Neun Monate später steht der klein gewachsene Mann, neben sich einen Dolmetscher und seinen Anwalt, in Augsburg vor einem Schöffengericht. Der 28-Jährige lebt und arbeitet hier als Schweißer. Einschleusen von vier Ausländern lautetet der Vorwurf der Staatsanwaltschaft. Dem Angeklagten droht eine Haftstrafe, die zwischen drei Monaten und fünf Jahren legt.
Doch so schlimm kommt es am Ende nicht. Denn der Pakistani kann eine Geschichte erzählen, die ihm nicht zu widerlegen ist. Zum Jahreswechsel war er in die oberitalienische Stadt gefahren. Er plante, den Umzug seiner Frau, die in Ferrara mit zwei kleinen Kindern wohnte, nach Augsburg vorzubereiten. Die Familie lebte schon neun Jahre in Italien.

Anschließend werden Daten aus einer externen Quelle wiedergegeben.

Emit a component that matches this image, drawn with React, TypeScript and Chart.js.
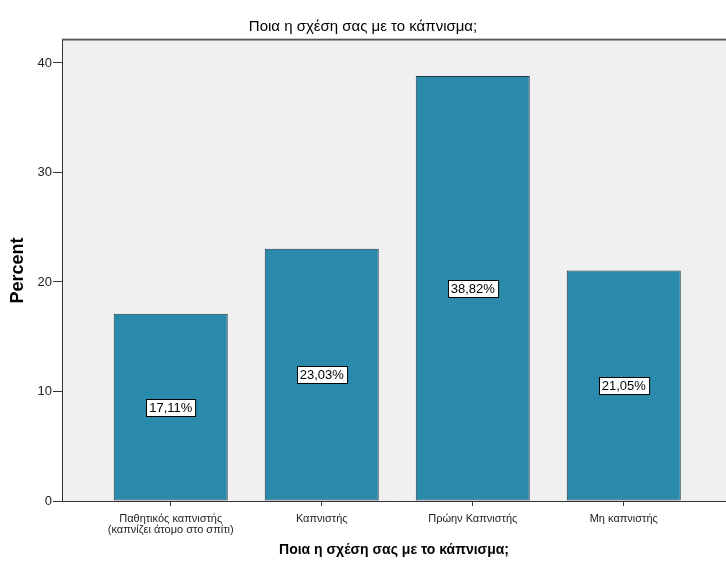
import React, { useEffect, useRef } from "react";
import { Chart, registerables } from "chart.js";

Chart.register(...registerables);

const categories: (string | string[])[] = [
  ["Παθητικός καπνιστής", "(καπνίζει άτομο στο σπίτι)"],
  "Καπνιστής",
  "Πρώην Καπνιστής",
  "Μη καπνιστής",
];
const percents: number[] = [17.11, 23.03, 38.82, 21.05];
const yTicks: number[] = [0, 10, 20, 30, 40];
const titleText = "Ποια η σχέση σας με το κάπνισμα;";
const xTitleText = "Ποια η σχέση σας με το κάπνισμα;";
const yTitleText = "Percent";

const FONT = "'Liberation Sans', Arial, sans-serif";

const bgPlugin = {
  id: "plotBg",
  beforeDraw(chart: any) {
    const { ctx, chartArea } = chart;
    ctx.save();
    ctx.fillStyle = "#f0f0f0";
    ctx.fillRect(chartArea.left, chartArea.top, chartArea.right - chartArea.left, chartArea.bottom - chartArea.top);
    ctx.fillStyle = "#c8c8c8";
    ctx.fillRect(chartArea.left, chartArea.top - 2, chartArea.right - chartArea.left, 1);
    ctx.fillStyle = "#555555";
    ctx.fillRect(chartArea.left, chartArea.top - 1, chartArea.right - chartArea.left, 1.5);
    ctx.restore();
  },
};

const labelPlugin = {
  id: "barLabels",
  afterDatasetsDraw(chart: any) {
    const { ctx } = chart;
    const meta = chart.getDatasetMeta(0);
    ctx.save();
    ctx.font = `13px ${FONT}`;
    ctx.textAlign = "center";
    ctx.textBaseline = "middle";
    meta.data.forEach((bar: any, i: number) => {
      const txt = percents[i].toFixed(2).replace(".", ",") + "%";
      const cx = bar.x;
      const cy = (bar.y + bar.base) / 2;
      const w = ctx.measureText(txt).width + 6;
      const h = 17;
      const x0 = Math.round(cx - w / 2) + 0.5;
      const y0 = Math.round(cy - h / 2) + 0.5;
      ctx.fillStyle = "#ffffff";
      ctx.fillRect(x0, y0, w, h);
      ctx.strokeStyle = "#000000";
      ctx.lineWidth = 1;
      ctx.strokeRect(x0, y0, w, h);
      ctx.fillStyle = "#000000";
      ctx.fillText(txt, cx, cy + 1);
    });
    ctx.restore();
  },
};

export default function App() {
  const ref = useRef<HTMLCanvasElement | null>(null);
  useEffect(() => {
    if (!ref.current) return;
    const chart = new Chart(ref.current, {
      type: "bar",
      data: {
        datasets: [
          {
            data: percents.map((v, i) => ({ x: i, y: v })),
            backgroundColor: "#2a8aab",
            borderColor: "#1e3b4a",
            borderWidth: 1,
            borderSkipped: false,
            barPercentage: 0.755,
            categoryPercentage: 1,
          },
        ],
      },
      options: {
        animation: false,
        responsive: false,
        maintainAspectRatio: false,
        layout: { padding: { left: 0, right: 0, top: 0, bottom: 0 } },
        plugins: {
          legend: { display: false },
          tooltip: { enabled: false },
          title: {
            display: true,
            text: titleText,
            color: "#000000",
            font: { family: FONT, size: 15, weight: "normal" },
            padding: { top: 18, bottom: 4 },
          },
        },
        scales: {
          x: {
            type: "linear",
            offset: false,
            min: -0.72,
            max: 3.677,
            afterBuildTicks: (scale: any) => {
              scale.ticks = categories.map((_, i) => ({ value: i }));
            },
            afterFit: (scale: any) => {
              scale.height = 65;
            },
            grid: {
              offset: false,
              drawOnChartArea: false,
              drawTicks: true,
              tickLength: 5,
              tickColor: "#333333",
              tickWidth: 1,
            },
            border: { display: true, color: "#333333", width: 1 },
            ticks: {
              autoSkip: false,
              maxRotation: 0,
              padding: 7,
              color: "#222222",
              font: { family: FONT, size: 11, lineHeight: 1.05 },
              callback: (v: any) => categories[Number(v)] ?? "",
            },
            title: {
              display: true,
              text: xTitleText,
              color: "#000000",
              font: { family: FONT, size: 14, weight: "bold" },
              padding: { top: 0, bottom: 7 },
            },
          },
          y: {
            min: 0,
            max: 42.1,
            afterBuildTicks: (scale: any) => {
              scale.ticks = yTicks.map((v) => ({ value: v }));
            },
            afterFit: (scale: any) => {
              scale.width = 62;
            },
            grid: {
              drawOnChartArea: false,
              drawTicks: true,
              tickLength: 9,
              tickColor: "#333333",
              tickWidth: 1,
            },
            border: { display: true, color: "#333333", width: 1 },
            ticks: {
              padding: 1,
              color: "#222222",
              font: { family: FONT, size: 13 },
            },
            title: {
              display: true,
              text: yTitleText,
              color: "#000000",
              font: { family: FONT, size: 18, weight: "bold" },
              padding: { top: 7, bottom: 0 },
            },
          },
        },
      },
      plugins: [bgPlugin, labelPlugin],
    } as any);
    return () => chart.destroy();
  }, []);
  return (
    <div style={{ position: "absolute", left: 0, top: 0, width: 726, height: 566 }}>
      <canvas ref={ref} width={726} height={566} />
    </div>
  );
}
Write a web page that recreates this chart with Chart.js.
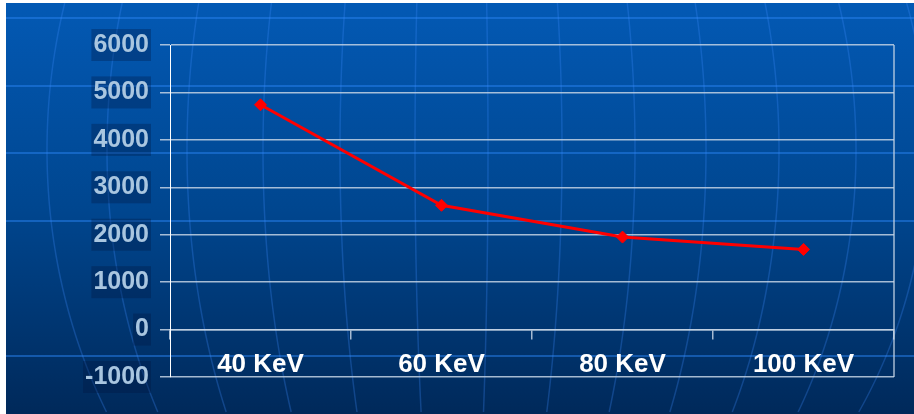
<!DOCTYPE html>
<html>
<head>
<meta charset="utf-8">
<script src="https://cdn.jsdelivr.net/npm/chart.js@4/dist/chart.umd.min.js"></script>
<style>
    html, body { margin: 0; padding: 0; background: #ffffff; }
    #wrap { position: absolute; left: 6px; top: 3px; width: 908px; height: 411px; }
</style>
</head>
<body>
<div id="wrap"><canvas id="energyChart"></canvas></div>
<script>
// energy levels and measured values
const energies = ['40 KeV', '60 KeV', '80 KeV', '100 KeV'];
const counts = [4740, 2620, 1950, 1690];
const yTicks = [-1000, 0, 1000, 2000, 3000, 4000, 5000, 6000];

const gridColor = 'rgba(195, 210, 228, 0.85)';
const labelFont = { family: "'Liberation Sans', Arial, sans-serif", size: 25, weight: 'bold' };

// globe backdrop: gradient, light latitude bands and curved meridians
const backdrop = {
    id: 'backdrop',
    beforeDraw: function (chart) {
        const ctx = chart.ctx;
        const w = chart.width, h = chart.height;
        ctx.save();
        const g = ctx.createLinearGradient(0, 0, 0, h);
        g.addColorStop(0, '#0359b4');
        g.addColorStop(0.5, '#00468f');
        g.addColorStop(1, '#00295a');
        ctx.fillStyle = g;
        ctx.fillRect(0, 0, w, h);

        ctx.strokeStyle = 'rgba(40, 130, 240, 0.5)';
        ctx.lineWidth = 2;
        [15, 83, 150, 218, 353].forEach(function (y) {
            ctx.beginPath();
            ctx.moveTo(0, y);
            ctx.lineTo(w, y);
            ctx.stroke();
        });

        ctx.strokeStyle = 'rgba(60, 140, 255, 0.28)';
        ctx.lineWidth = 1.5;
        const cx = 451, cy = 147, r = 505;
        [-410, -350, -270, -194, -117, -42, 31, 105, 178, 249, 322, 399, 470].forEach(function (d) {
            ctx.beginPath();
            for (let y = -3; y <= h; y += 4) {
                const t = (y - cy) / r;
                const x = cx + d * Math.sqrt(Math.max(0, 1 - t * t));
                if (y === -3) ctx.moveTo(x, y); else ctx.lineTo(x, y);
            }
            ctx.stroke();
        });
        ctx.restore();
    },
    beforeDatasetsDraw: function (chart) {
        // right edge of the plot frame
        const a = chart.chartArea;
        const ctx = chart.ctx;
        ctx.save();
        ctx.strokeStyle = gridColor;
        ctx.lineWidth = 1.5;
        ctx.beginPath();
        ctx.moveTo(a.right, a.top);
        ctx.lineTo(a.right, a.bottom);
        ctx.stroke();
        ctx.restore();
    }
};

new Chart(document.getElementById('energyChart'), {
    type: 'line',
    data: {
        labels: energies,
        datasets: [{
            data: counts,
            borderColor: '#ff0000',
            backgroundColor: '#ff0000',
            borderWidth: 3,
            pointStyle: 'rectRot',
            pointRadius: 6,
            pointBorderWidth: 1,
            tension: 0
        }]
    },
    options: {
        responsive: true,
        maintainAspectRatio: false,
        animation: false,
        layout: { padding: { top: 42, right: 20, bottom: 37, left: 0 } },
        plugins: {
            legend: { display: false },
            tooltip: { enabled: false }
        },
        scales: {
            x: {
                position: { y: 0 },
                offset: true,
                grid: { offset: true, drawOnChartArea: false, drawTicks: true, tickLength: 9, color: gridColor, lineWidth: 1.5 },
                border: { color: gridColor, width: 1.5 },
                ticks: { color: '#ffffff', font: { family: labelFont.family, size: 26, weight: 'bold' }, padding: 11, maxRotation: 0 }
            },
            y: {
                min: yTicks[0],
                max: yTicks[yTicks.length - 1],
                afterFit: function (scale) { scale.width = 164; },
                afterBuildTicks: function (scale) {
                    scale.ticks = yTicks.map(function (v) { return { value: v }; });
                },
                grid: { color: gridColor, lineWidth: 1.5, tickLength: 10 },
                border: { color: '#ffffff', width: 1 },
                ticks: {
                    color: '#a9c6e0',
                    font: labelFont,
                    padding: 11,
                    callback: function (value) { return String(value); },
                    showLabelBackdrop: true,
                    backdropColor: 'rgba(0, 20, 60, 0.3)',
                    backdropPadding: { x: 2, y: 1 }
                }
            }
        }
    },
    plugins: [backdrop]
});
</script>
</body>
</html>
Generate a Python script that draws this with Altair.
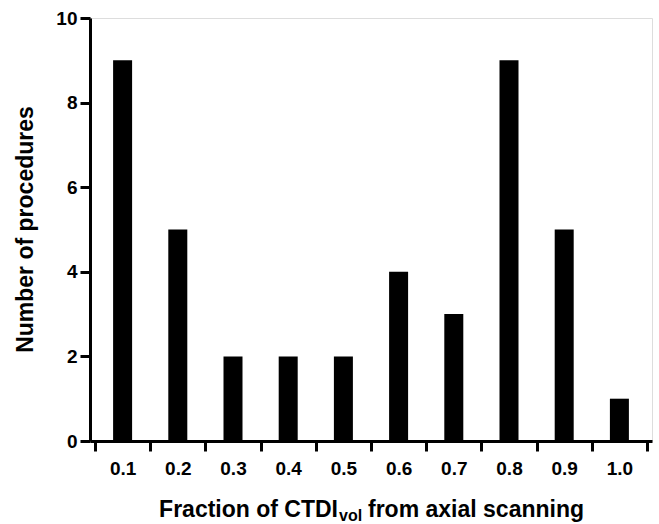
import altair as alt
import pandas as pd

# Data
fractions = [0.1, 0.2, 0.3, 0.4, 0.5, 0.6, 0.7, 0.8, 0.9, 1.0]
counts = [9, 5, 2, 2, 2, 4, 3, 9, 5, 1]
y_ticks = [0, 2, 4, 6, 8, 10]
bin_edges = [0.05, 0.15, 0.25, 0.35, 0.45, 0.55, 0.65, 0.75, 0.85, 0.95, 1.05]

df = pd.DataFrame({"fraction": fractions, "count": counts})

FONT = "Liberation Sans"
W, H = 562, 423

x_axis = alt.Axis(
    values=bin_edges + fractions,
    labelExpr="round(datum.value*20) % 2 == 0 ? format(datum.value, '.1f') : ''",
    tickOpacity={"condition": {"test": "round(datum.value*20) % 2 == 1", "value": 1}, "value": 0},
    title=None,
    grid=False,
    domainColor="black",
    domainWidth=3,
    tickColor="black",
    tickWidth=3,
    tickSize=10,
    labelFont=FONT,
    labelFontSize=19,
    labelFontWeight="bold",
    labelColor="black",
    labelPadding=8,
    labelFlush=False,
    labelOverlap=False,
)

y_axis = alt.Axis(
    values=y_ticks,
    title=None,
    grid=False,
    domainColor="black",
    domainWidth=3,
    tickColor="black",
    tickWidth=3,
    tickSize=10,
    labelFont=FONT,
    labelFontSize=19,
    labelFontWeight="bold",
    labelColor="black",
    labelPadding=3,
)

bars = alt.Chart(df).mark_bar(color="black", size=19).encode(
    x=alt.X("fraction:Q", scale=alt.Scale(domain=[0.05, 1.05], nice=False, zero=False), axis=x_axis),
    y=alt.Y("count:Q", scale=alt.Scale(domain=[0, 10], nice=False), axis=y_axis),
)

one = pd.DataFrame({"k": [0]})

def txt(s, x, y, size, align="left"):
    return alt.Chart(one).mark_text(
        text=s, font=FONT, fontSize=size, fontWeight="bold", color="black",
        align=align, baseline="alphabetic",
    ).encode(x=alt.value(x), y=alt.value(y))

t1 = txt("Fraction of CTDI", 248, 499, 23, align="right")
t2 = txt("vol", 249, 503, 16)
t3 = txt("from axial scanning", 278, 499, 23)
ytitle = alt.Chart(one).mark_text(
    text="Number of procedures", font=FONT, fontSize=23, fontWeight="bold", color="black",
    align="center", baseline="middle", angle=270,
).encode(x=alt.value(-64), y=alt.value(H / 2))

chart = alt.layer(bars, t1, t2, t3, ytitle).properties(
    width=W, height=H,
    autosize=alt.AutoSizeParams(type="none"),
    padding={"left": 90, "top": 18, "right": 7, "bottom": 83},
).configure_view(stroke=None).configure(background="white")

chart.save("out.html", embed_options={"renderer": "svg", "actions": False})
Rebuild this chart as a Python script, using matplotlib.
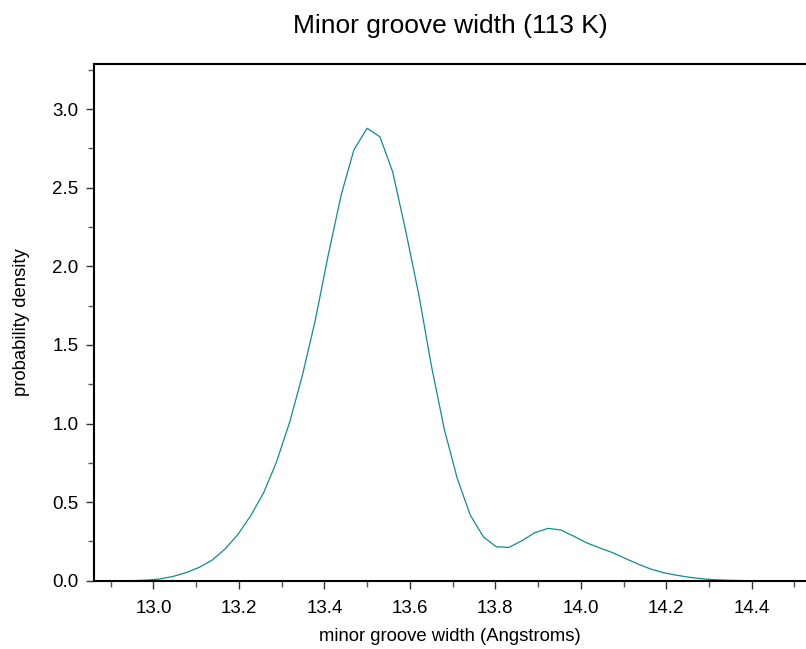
import matplotlib
matplotlib.use('Agg')
import matplotlib.pyplot as plt
from matplotlib.ticker import MultipleLocator, FormatStrFormatter

# data (kernel density of minor groove width)
width = [12.926, 12.956, 12.986, 13.017, 13.047, 13.077, 13.107, 13.137, 13.167, 13.198,
         13.228, 13.258, 13.288, 13.319, 13.349, 13.379, 13.409, 13.439, 13.469, 13.500,
         13.530, 13.560, 13.590, 13.621, 13.651, 13.681, 13.711, 13.741, 13.772, 13.802,
         13.832, 13.862, 13.892, 13.923, 13.953, 13.983, 14.013, 14.043, 14.073, 14.104,
         14.134, 14.164, 14.194, 14.224, 14.254, 14.285, 14.315, 14.345, 14.375, 14.405]
density = [0.000, 0.001, 0.004, 0.012, 0.028, 0.052, 0.085, 0.130, 0.200, 0.295,
           0.415, 0.560, 0.755, 1.010, 1.310, 1.660, 2.070, 2.450, 2.740, 2.878,
           2.824, 2.600, 2.230, 1.820, 1.360, 0.960, 0.651, 0.420, 0.280, 0.216,
           0.212, 0.254, 0.305, 0.333, 0.323, 0.284, 0.242, 0.210, 0.180, 0.142,
           0.106, 0.074, 0.051, 0.035, 0.022, 0.012, 0.006, 0.003, 0.001, 0.000]

plt.rcParams['font.family'] = ['Liberation Sans', 'DejaVu Sans']

fig = plt.figure(figsize=(8.06, 6.49), dpi=100)
ax = fig.add_axes([0.1166, 0.1052, 0.8834, 0.7962])

ax.plot(width, density, color='#0e8e8e', linewidth=0.9)

ax.set_xlim(12.861, 14.527)
ax.set_ylim(0, 3.287)

ax.xaxis.set_major_locator(MultipleLocator(0.2))
ax.xaxis.set_minor_locator(MultipleLocator(0.1))
ax.yaxis.set_major_locator(MultipleLocator(0.5))
ax.yaxis.set_minor_locator(MultipleLocator(0.25))
ax.xaxis.set_major_formatter(FormatStrFormatter('%.1f'))
ax.yaxis.set_major_formatter(FormatStrFormatter('%.1f'))

ax.spines['right'].set_visible(False)
for s in ['left', 'bottom', 'top']:
    ax.spines[s].set_linewidth(1.5)
ax.tick_params(which='major', direction='out', length=6, width=1, labelsize=13.5, pad=5, color='#333333')
ax.tick_params(which='minor', direction='out', length=4, width=1, color='#555555')
ax.tick_params(axis='x', which='major', pad=8)
ax.tick_params(top=False, right=False, which='both')

ax.set_xlabel('minor groove width (Angstroms)', fontsize=13.3, labelpad=8)
ax.set_ylabel('probability density', fontsize=13.3, labelpad=16)
ax.set_title('Minor groove width (113 K)', fontsize=19, pad=22)

fig.savefig('out.png', dpi=100)
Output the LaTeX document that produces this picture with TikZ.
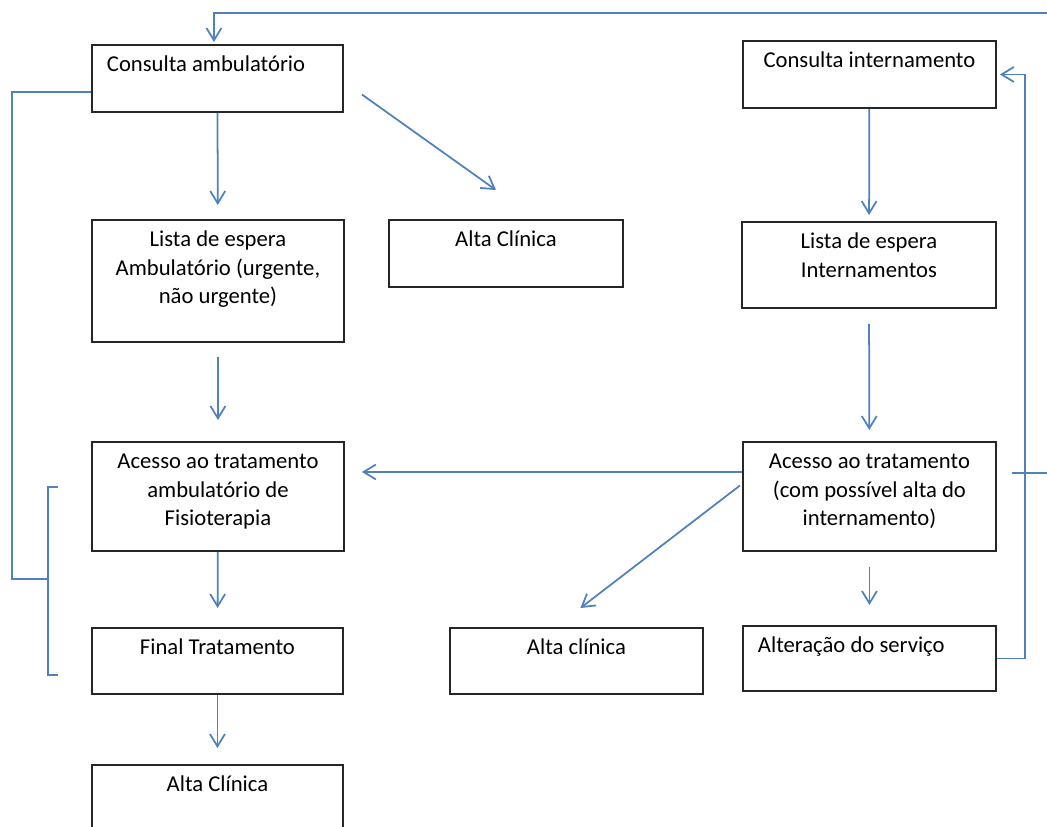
\documentclass[tikz,border=0pt]{standalone}
\usepackage{fontspec}
\setmainfont{Carlito}
\usetikzlibrary{arrows.meta}
\definecolor{linkblue}{RGB}{79,129,189}
\newcommand{\cell}[3]{\parbox[c][#2][t]{#1}{\vskip 4pt\centering\strut #3\par}}
\newcommand{\cellL}[3]{\parbox[c][#2][t]{#1}{\vskip 4pt\raggedright\hspace*{0.3cm}\strut #3\par}}

\begin{document}
\begin{tikzpicture}[x=0.02cm, y=-0.02cm,
  every node/.style={font=\fontsize{12.9}{16.2}\selectfont},
  box/.style={draw=black!85, line width=1.1pt, inner sep=0pt, anchor=north west},
  link/.style={draw=linkblue, line width=1pt},
  arr/.style={link, -{Straight Barb[length=7pt,width=8.5pt]}}]
\useasboundingbox (0,0) rectangle (1047,826);
\clip (0,0) rectangle (1047,826);

\node[box] (ca) at (91,44) {\cellL{5.02cm}{1.34cm}{Consulta ambulatório}};
\node[box] (ci) at (742,40) {\cell{5.06cm}{1.34cm}{Consulta internamento}};
\node[box] (la) at (91,219) {\cell{5.04cm}{2.44cm}{Lista de espera\\Ambulatório (urgente,\\não urgente)}};
\node[box] (ac1) at (388,219) {\cell{4.68cm}{1.34cm}{Alta Clínica}};
\node[box] (li) at (741,221) {\cell{5.08cm}{1.72cm}{Lista de espera\\Internamentos}};
\node[box] (aa) at (91,441) {\cell{5.04cm}{2.18cm}{Acesso ao tratamento\\ambulatório de\\Fisioterapia}};
\node[box] (ai) at (742,441) {\cell{5.06cm}{2.18cm}{Acesso ao tratamento\\(com possível alta do\\internamento)}};
\node[box] (ft) at (91,627) {\cell{5.02cm}{1.32cm}{Final Tratamento}};
\node[box] (ac2) at (449,627) {\cell{5.06cm}{1.32cm}{Alta clínica}};
\node[box] (alt) at (742,625) {\cellL{5.06cm}{1.30cm}{Alteração do serviço}};
\node[box] (ac3) at (91,764) {\cell{5.02cm}{1.6cm}{Alta Clínica}};

\coordinate (outT) at (1047,13);
\coordinate (outR) at (1047,473);
\coordinate (brk) at (48,579);

\draw[arr, shorten >=0.04cm] (outT) -| ([xshift=-0.07cm]ca.north);
\draw[arr, shorten >=0.28cm] (ca) -- (la);
\draw[arr] ([shift={(18,16)}]ca.east) -- ([shift={(-10,-29)}]ac1.north);
\draw[arr, shorten <=0.28cm, shorten >=0.42cm] (la) -- (aa);
\draw[arr, shorten >=0.38cm] (aa) -- (ft);
\draw[arr, shorten >=0.32cm] (ft) -- (ac3);
\draw[arr, shorten >=0.12cm] (ci) -- (li);
\draw[arr, shorten <=0.3cm, shorten >=0.22cm] (li) -- (ai);
\draw[arr, shorten >=0.34cm] ([yshift=0.49cm]ai.west) -- ([yshift=0.49cm]aa.east);
\draw[arr] ([shift={(-2,-11)}]ai.west) -- ([shift={(4,-19)}]ac2.north);
\draw[arr, shorten <=0.3cm, shorten >=0.4cm] (ai) -- (alt);
\draw[arr, shorten >=0.06cm] (alt.east) -- ++(28,0) |- (ci.east);
\draw[link, shorten >=0.3cm] (outR) -- (outR -| ai.east);
\draw[link] ([yshift=-0.27cm]ca.west) -- ++(-79,0) |- (brk);
\draw[link] (58,487) -- (48,487) -- (48,675) -- (58,675);
\end{tikzpicture}
\end{document}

Wegen der Aussicht, hier mehr zu verdienen, war der Familienvater dann nach Deutschland gekommen.
Als er am 13. Januar von Ferrara nach Augsburg zurückfuhr, hatte er 2700 Euro dabei. Geld, das er benötigte, weil er in Augsburg für seine Familie eine größere Wohnung suchen wollte. Und er hatte drei Mitreisende: zwei Pakistani und eine Peruanerin. Im Internet hatte er für die Rückfahrt eine Mitfahrgelegenheit angeboten. In Verona stieg noch ein weiterer Landsmann zu, der als Asylbewerber in Augsburg lebt. „Wir kennen uns vom gemeinsamen Kricketspiel.“Dieser habe für die Fahrt nichts bezahlen müssen, „weil er ein Freund ist“.
Die Aussagen des Angeklagten werden weitgehend von dem als einzigen Zeugen geladenen Bundespolizisten bestätigt. Was mit der Frau und zumindest zwei der Pakistani geworden sei, wisse er nicht, sagt der Zeuge. Vermutlich seinen sie, weil sie aus Österreich eingereist waren, dorthin abgeschoben worden. Aber auch der dritte Pakistani, in Augsburg als Asylbewerber gemeldet, ist illegal eingereist. Denn Asylbewerber, die in ihrem Ausweis nur eine Duldung stehen haben, solange ihr Verfahren läuft, dürfen Deutschland nicht verlassen. Tun sie es dennoch und kehren zurück, reisen sie illegal ein.
Am Ende stimmt das Gericht Verteidiger Jörg Seubert zu, dass die Straftat seines Mandanten nur als minderschwerer Fall zu verurteilen sei. Immerhin hat der Angeklagte selbst es als „Fehler“eingestanden, dass er sich vor Fahrtantritt nicht die Ausweise seiner Mitreisenden hatte zeigen lassen.
So hält das Gericht das Einschleusen von drei Ausländern nachweisbar und verurteilt den Fahrer zu einer Geldstrafe von 3000 Euro. Die Staatsanwältin hatte eine Bewährungsstrafe von neun Monaten beantragt. Anders als von dieser beantragt, verzichtet das Gericht darauf, die im Auto versteckten 2700 Euro einzuziehen. Die Version des Angeklagten, er habe das Geld aus Vorsicht vor den ihm unbekannten Mitreisenden versteckt, schien glaubhaft.